2. Burner according to claim 1, wherein the air feeds located in a first area of feed planes near the gas feed level are adapted to provide for an incomplete and not very strong combustion, the air feeds located in the second area of feed planes being adapted to accelerate the combustion without the air-to-gas ratio reaching the stoechiometric value whereas the air feeds in the third area are adapted to terminate the combustion.

3. Burner according to claim 2, wherein both first air feed areas comprise each one two air feed planes arranged with a tangential orientation in counter-rotating relationship from one plane to the other one.

4. Burner according to claim 1, wherein the means for feeding gas into the mixing and combustion chamber consist of radial holes extending through the wall of this chamber, this chamber being surrounded by two separate chambers for the air and gas intakes, respectively.

5. Burner according to claim 1, wherein the gas feed means consist essentially of a gas feed duct extending into the mixing and combustion chamber advantageously along the centre line axis of the latter through a wall closing the chamber at the end opposite to the outlet thereof and which is provided at the first air feed plane with means for exhausting the gas into said chamber, a device for igniting the gas issuing from the tube being provided near that gas outlet.

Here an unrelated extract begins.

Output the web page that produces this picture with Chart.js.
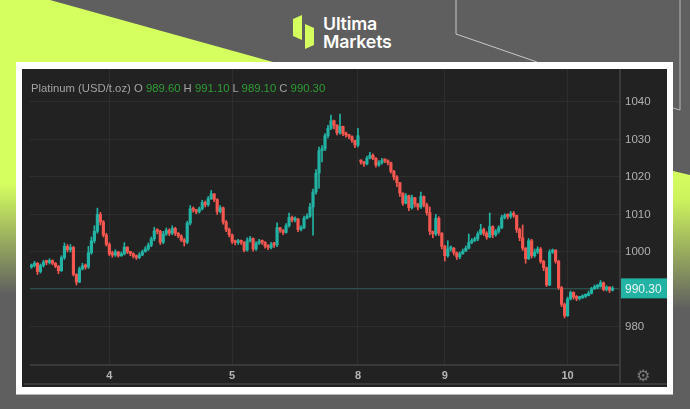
<!DOCTYPE html>
<html>
<head>
<meta charset="utf-8">
<script src="https://cdn.jsdelivr.net/npm/chart.js@4"></script>
<style>
  html, body { margin: 0; padding: 0; }
  body { width: 690px; height: 409px; overflow: hidden; position: relative; background: #5f5f5f; font-family: "Liberation Sans", Arial, sans-serif; }
  .lime-top { position: absolute; left: 0; top: 0; width: 280px; height: 62px; background: #d5fe5f; clip-path: polygon(0 0, 50px 0, 273px 62px, 0 62px); }
  .lime-left { position: absolute; left: 0; top: 62px; width: 16px; height: 232px; background: linear-gradient(#d5fe5f 0, #d5fe5f 122px, #5f5f5f 232px); }
  .lime-right { position: absolute; left: 673px; top: 171px; width: 17px; height: 142px; background: linear-gradient(#d5fe5f 0, #cdf35d 28px, #5f5f5f 138px); clip-path: polygon(0 0, 17px 4px, 17px 142px, 0 142px); }
  .decor { position: absolute; left: 0; top: 0; }
  .brand { position: absolute; left: 323px; top: 15px; color: #fff; font: 600 17.8px/17.5px Inter, sans-serif; letter-spacing: -0.2px; }
  .panel { position: absolute; left: 16px; top: 62px; width: 657px; height: 332px; background: #fff; box-shadow: 0 1px 0 #b5b5b5; }
  .dark { position: absolute; left: 22px; top: 69px; width: 645px; height: 318px; background: #222222; }
  #chart { position: absolute; left: 22px; top: 69px; filter: blur(0.6px); }
  .legend { position: absolute; left: 31px; top: 81px; font-size: 11.3px; line-height: 14px; color: #a3a3a3; white-space: nowrap; filter: blur(0.35px); }
  .legend b { font-weight: normal; color: #2f9e35; }
  .gear { position: absolute; left: 636px; top: 366px; font: 16px "DejaVu Sans", sans-serif; color: #777; filter: blur(0.3px); }
</style>
</head>
<body>
<div class="lime-top"></div>
<div class="lime-left"></div>
<div class="lime-right"></div>
<svg class="decor" width="690" height="120">
  <polyline points="456,0 456,34 537,62" fill="none" stroke="#c9c9c9" stroke-width="1"/>
  <polyline points="680,0 680,110 673,108" fill="none" stroke="#b9b9b9" stroke-width="1"/>
  <polygon points="293,19 302,15 302,40 293,36" fill="#d5fe5f"/>
  <polygon points="305,24 314,28 314,45 305,49" fill="#d5fe5f"/>
</svg>
<div class="brand">Ultima<br>Markets</div>
<div class="panel"></div>
<div class="dark"></div>
<canvas id="chart" width="645" height="318"></canvas>
<div class="legend">Platinum (USD/t.oz) O <b>989.60</b> H <b>991.10</b> L <b>989.10</b> C <b>990.30</b></div>
<div class="gear">⚙</div>

<script>
// 차트 값
const opens = [
  996.0,996.4,997.0,994.8,996.4,997.3,997.2,997.7,997.0,996.2,
  995.0,998.5,1001.5,1000.6,1001.2,994.0,992.0,995.5,996.3,996.0,
  999.8,1003.0,1005.5,1010.0,1008.0,1004.5,1002.0,999.5,999.2,1000.0,
  999.0,999.5,1001.3,1000.0,999.6,998.9,998.5,999.2,1000.0,1000.8,
  1001.8,1003.5,1005.6,1005.5,1002.6,1004.8,1005.8,1005.0,1006.3,1005.0,
  1004.3,1003.2,1002.6,1007.7,1011.5,1011.2,1010.7,1011.5,1013.2,1012.6,
  1014.2,1015.5,1014.0,1010.8,1011.8,1008.0,1006.0,1004.6,1002.8,1002.5,
  1002.8,1002.6,1000.5,1003.0,1003.6,1000.8,1002.3,1002.8,1002.6,1001.6,
  1001.2,1002.0,1001.9,1006.5,1005.8,1005.2,1007.0,1009.2,1008.5,1008.8,
  1006.0,1006.5,1009.0,1009.5,1012.0,1016.0,1021.0,1027.0,1027.5,1031.0,
  1033.0,1035.0,1033.8,1031.8,1033.5,1031.5,1031.2,1030.8,1029.8,1028.5,
  1024.4,1024.0,1023.5,1025.0,1025.8,1025.0,1023.2,1023.8,1024.4,1024.3,
  1023.8,1021.5,1020.0,1018.5,1015.7,1013.0,1015.0,1011.8,1014.5,1012.8,
  1012.0,1014.8,1012.5,1010.5,1005.5,1004.8,1009.0,1005.0,1001.5,999.0,
  1000.8,1001.0,999.8,998.7,999.5,1000.2,1001.0,1002.5,1003.0,1003.5,
  1004.8,1006.0,1005.0,1004.0,1006.8,1004.6,1005.5,1006.5,1009.2,1009.6,
  1009.5,1010.2,1009.8,1006.0,1003.8,1001.0,998.2,1003.0,999.0,1000.0,
  1000.8,997.5,995.8,991.2,1000.0,1000.5,997.5,990.5,986.0,983.0,
  987.5,989.2,988.0,987.6,987.8,988.2,988.3,989.0,990.2,990.6,
  990.8,991.8,990.0,990.6,989.8
];
const closes = [
  996.4,997.0,994.8,996.4,997.3,997.2,997.7,997.0,996.2,995.0,
  998.5,1001.5,1000.6,1001.2,994.0,992.0,995.5,996.3,996.0,999.8,
  1003.0,1005.5,1010.0,1008.0,1004.5,1002.0,999.5,999.2,1000.0,999.0,
  999.5,1001.3,1000.0,999.6,998.9,998.5,999.2,1000.0,1000.8,1001.8,
  1003.5,1005.6,1005.5,1002.6,1004.8,1005.8,1005.0,1006.3,1005.0,1004.3,
  1003.2,1002.6,1007.7,1011.5,1011.2,1010.7,1011.5,1013.2,1012.6,1014.2,
  1015.5,1014.0,1010.8,1011.8,1008.0,1006.0,1004.6,1002.8,1002.5,1002.8,
  1002.6,1000.5,1003.0,1003.6,1000.8,1002.3,1002.8,1002.6,1001.6,1001.2,
  1002.0,1001.9,1006.5,1005.8,1005.2,1007.0,1009.2,1008.5,1008.8,1006.0,
  1006.5,1009.0,1009.5,1012.0,1016.0,1021.0,1027.0,1027.5,1031.0,1033.0,
  1035.0,1033.8,1031.8,1033.5,1031.5,1031.2,1030.8,1029.8,1028.5,1031.0,
  1024.0,1023.5,1025.0,1025.8,1025.0,1023.2,1023.8,1024.4,1024.3,1023.8,
  1021.5,1020.0,1018.5,1015.7,1013.0,1015.0,1011.8,1014.5,1012.8,1012.0,
  1014.8,1012.5,1010.5,1005.5,1004.8,1009.0,1005.0,1001.5,999.0,1000.8,
  1001.0,999.8,998.7,999.5,1000.2,1001.0,1002.5,1003.0,1003.5,1004.8,
  1006.0,1005.0,1004.0,1006.8,1004.6,1005.5,1006.5,1009.2,1009.6,1009.5,
  1010.2,1009.8,1006.0,1003.8,1001.0,998.2,1003.0,999.0,1000.0,1000.8,
  997.5,995.8,991.2,1000.0,1000.5,997.5,990.5,986.0,983.0,987.5,
  989.2,988.0,987.6,987.8,988.2,988.3,989.0,990.2,990.6,990.8,
  991.8,990.0,990.6,989.8,990.3
];
const highs = [
  996.8,997.5,997.2,996.8,997.8,997.8,998.2,997.9,997.2,996.4,
  999.0,1002.4,1002.0,1002.0,1001.5,994.2,996.0,997.0,996.8,1001.5,
  1004.0,1007.0,1011.7,1010.6,1008.4,1005.0,1002.5,1000.2,1000.6,1000.2,
  1000.0,1002.5,1001.4,1000.2,999.8,999.2,999.8,1000.5,1001.4,1002.4,
  1004.0,1006.6,1006.2,1005.8,1005.5,1006.4,1006.2,1007.0,1006.6,1005.2,
  1004.6,1003.6,1008.2,1012.4,1012.0,1011.4,1012.0,1013.8,1013.6,1014.8,
  1016.4,1015.6,1014.2,1012.4,1012.0,1008.4,1006.4,1004.8,1003.2,1003.4,
  1003.2,1002.8,1003.8,1004.2,1003.8,1002.8,1003.4,1003.2,1002.8,1002.0,
  1002.6,1002.6,1007.8,1006.6,1006.0,1007.6,1010.4,1009.6,1009.4,1009.0,
  1007.0,1009.6,1010.2,1013.0,1016.8,1022.0,1028.0,1028.4,1031.6,1033.8,
  1036.5,1035.2,1034.0,1036.8,1033.6,1032.0,1031.4,1031.0,1029.8,1033.0,
  1024.6,1024.2,1025.6,1026.6,1026.2,1025.2,1024.4,1025.0,1024.8,1024.6,
  1024.0,1021.8,1020.4,1018.6,1015.8,1015.6,1015.2,1015.2,1014.6,1013.0,
  1016.0,1015.0,1013.0,1012.0,1005.6,1010.0,1009.4,1005.2,1001.8,1003.0,
  1001.6,1001.2,1000.0,1000.0,1000.8,1001.6,1004.8,1003.6,1004.0,1005.4,
  1007.4,1006.4,1005.4,1010.4,1007.0,1006.0,1007.0,1009.8,1010.2,1010.2,
  1010.8,1010.8,1009.6,1006.4,1007.2,1001.2,1003.6,1003.4,1000.8,1001.4,
  1001.2,997.8,996.0,1000.6,1000.8,1000.6,997.8,990.8,986.4,988.0,
  989.6,989.4,988.4,988.2,988.6,988.8,989.6,990.6,991.2,991.4,
  992.4,992.0,991.0,990.8,990.8
];
const lows = [
  995.6,996.0,994.0,994.4,996.0,996.6,996.8,996.6,995.8,994.2,
  994.8,998.0,1000.0,1000.0,993.6,991.2,991.8,995.2,995.4,995.6,
  999.4,1002.4,1005.0,1007.2,1004.0,1001.6,999.0,998.6,998.8,998.6,
  998.8,999.2,999.6,999.0,998.4,998.0,998.2,999.0,1000.2,1000.4,
  1001.4,1003.0,1004.8,1002.0,1002.2,1004.4,1004.4,1004.6,1004.4,1003.8,
  1002.8,1001.6,1002.2,1007.2,1010.6,1010.2,1010.4,1011.2,1012.0,1012.2,
  1014.0,1013.4,1010.0,1010.4,1007.4,1005.4,1004.0,1002.2,1001.9,1002.0,
  1002.0,1000.0,1000.2,1002.6,1000.2,1000.4,1002.0,1002.0,1001.0,1000.6,
  1000.8,1001.2,1001.4,1005.2,1004.6,1005.0,1006.6,1008.0,1008.0,1005.4,
  1005.6,1006.2,1008.8,1009.2,1004.5,1015.4,1017.0,1024.0,1027.0,1030.4,
  1032.6,1032.8,1031.2,1031.4,1031.0,1030.6,1030.2,1029.2,1027.8,1028.0,
  1023.4,1022.8,1023.2,1024.8,1024.6,1022.6,1022.8,1023.4,1023.8,1023.2,
  1021.0,1019.2,1017.4,1014.8,1012.4,1012.8,1011.0,1011.4,1012.0,1011.2,
  1011.6,1012.0,1009.8,1004.6,1003.8,1004.4,1004.4,1000.8,997.6,998.6,
  1000.2,999.2,998.0,998.2,999.4,1000.2,1000.8,1002.2,1002.8,1003.0,
  1004.6,1004.4,1003.4,1003.8,1003.8,1004.2,1005.0,1006.2,1008.8,1008.8,
  1009.0,1009.2,1005.2,1003.0,1000.4,997.0,998.0,998.4,998.6,999.6,
  997.0,995.0,990.8,991.0,999.6,997.0,990.0,985.4,982.4,982.8,
  987.2,987.4,987.0,987.2,987.6,987.8,988.4,988.8,990.0,990.2,
  990.6,989.6,989.6,989.2,989.6
];

const dayLabels = ['4', '5', '8', '9', '10'];
const dayIndex = [26, 67, 109, 138, 179];
const priceTicks = [980, 990, 1000, 1010, 1020, 1030, 1040];
const lastPrice = 990.30;
const slotCount = 197; // 오른쪽 빈 칸 포함

const UP = '#22b3a4';
const DOWN = '#f4574f';

const slots = Array.from({ length: slotCount }, (_, i) => String(i));
const bodies = closes.map((c, i) => [opens[i], c]);
const wicks = closes.map((c, i) => [lows[i], highs[i]]);
const candleColor = ctx => (closes[ctx.dataIndex] >= opens[ctx.dataIndex] ? UP : DOWN);

// 현재가 선과 가격 표시, 축 테두리
const chromePlugin = {
  id: 'chrome',
  beforeDatasetsDraw(chart) {
    const { ctx, chartArea, scales } = chart;
    const y = Math.round(scales.y.getPixelForValue(lastPrice)) + 0.5;
    ctx.save();
    ctx.strokeStyle = '#27534f';
    ctx.lineWidth = 1;
    ctx.beginPath();
    ctx.moveTo(chartArea.left, y);
    ctx.lineTo(chartArea.right, y);
    ctx.stroke();
    ctx.restore();
  },
  afterDraw(chart) {
    const { ctx, chartArea, scales } = chart;
    const y = scales.y.getPixelForValue(lastPrice);
    ctx.save();
    ctx.fillStyle = '#3a3a3a';
    ctx.fillRect(chartArea.left, chartArea.bottom, chartArea.right - chartArea.left, 2);
    ctx.fillRect(2, 314, 643, 2);
    ctx.fillRect(chartArea.right - 1, 0, 2, 315);
    ctx.fillStyle = UP;
    ctx.fillRect(chartArea.right + 1, y - 10, 46, 20);
    ctx.fillStyle = '#e8f5f3';
    ctx.font = '12px "Liberation Sans", Arial, sans-serif';
    ctx.textAlign = 'left';
    ctx.textBaseline = 'middle';
    ctx.fillText(lastPrice.toFixed(2), chartArea.right + 5, y + 1);
    ctx.restore();
  }
};

new Chart(document.getElementById('chart').getContext('2d'), {
  type: 'bar',
  data: {
    labels: slots,
    datasets: [
      { data: bodies, backgroundColor: candleColor, barThickness: 2.5, minBarLength: 2, grouped: false, order: 1 },
      { data: wicks, backgroundColor: candleColor, barThickness: 1, grouped: false, order: 2 }
    ]
  },
  plugins: [chromePlugin],
  options: {
    responsive: false,
    animation: false,
    layout: { padding: { left: 8 } },
    plugins: { legend: { display: false }, tooltip: { enabled: false } },
    scales: {
      x: {
        grid: { color: '#2e2e2e', drawTicks: false, offset: false },
        border: { display: false },
        afterBuildTicks: axis => { axis.ticks = dayIndex.map(i => ({ value: i })); },
        afterFit: axis => { axis.height = 23; axis.paddingLeft = 0; axis.paddingRight = 0; },
        ticks: {
          autoSkip: false,
          maxRotation: 0,
          padding: 5,
          color: '#b5b5b5',
          font: { family: '"Liberation Sans", Arial, sans-serif', size: 11, weight: 'bold' },
          callback: (value, idx) => dayLabels[idx]
        }
      },
      y: {
        position: 'right',
        min: 970.13,
        max: 1048.8,
        grid: { color: '#2e2e2e', drawTicks: false },
        border: { display: false },
        afterBuildTicks: axis => { axis.ticks = priceTicks.map(v => ({ value: v })); },
        afterFit: axis => { axis.width = 47; axis.paddingTop = 0; axis.paddingBottom = 0; },
        ticks: {
          padding: 5,
          color: '#b0b0b0',
          font: { family: '"Liberation Sans", Arial, sans-serif', size: 11.5 },
          callback: value => (value === 990 ? '' : String(value))
        }
      }
    }
  }
});
</script>
</body>
</html>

6. Burner according to claim 5, wherein said gas outlet means consist of radial holes formed in the gas feed duct the end of which inside of the chamber is closed and the ignition device advantageouly of the high voltage kind comprises an earthed electrode welded to the duct whereas the high voltage electrode is positioned along the centre line axis of this duct.

7. Burner according to claim 5, wherein said gas feed duct is open at its end located inside of the mixing and combustion chamber to allow the outflow of gas and the ignition device comprises a high voltage electrode which extends in parallel relation to the gas feed duct at the open end thereof inside of the chamber, the earthed electrode consisting advantageously of the duct.

8. Burner according to claim 1, wherein the wall closing said chamber at the end opposite to the outlet thereof is provided to allow to see the flame within the mixing and combustion chamber by an ultraviolet detection or sensing cell or an ionizing cell.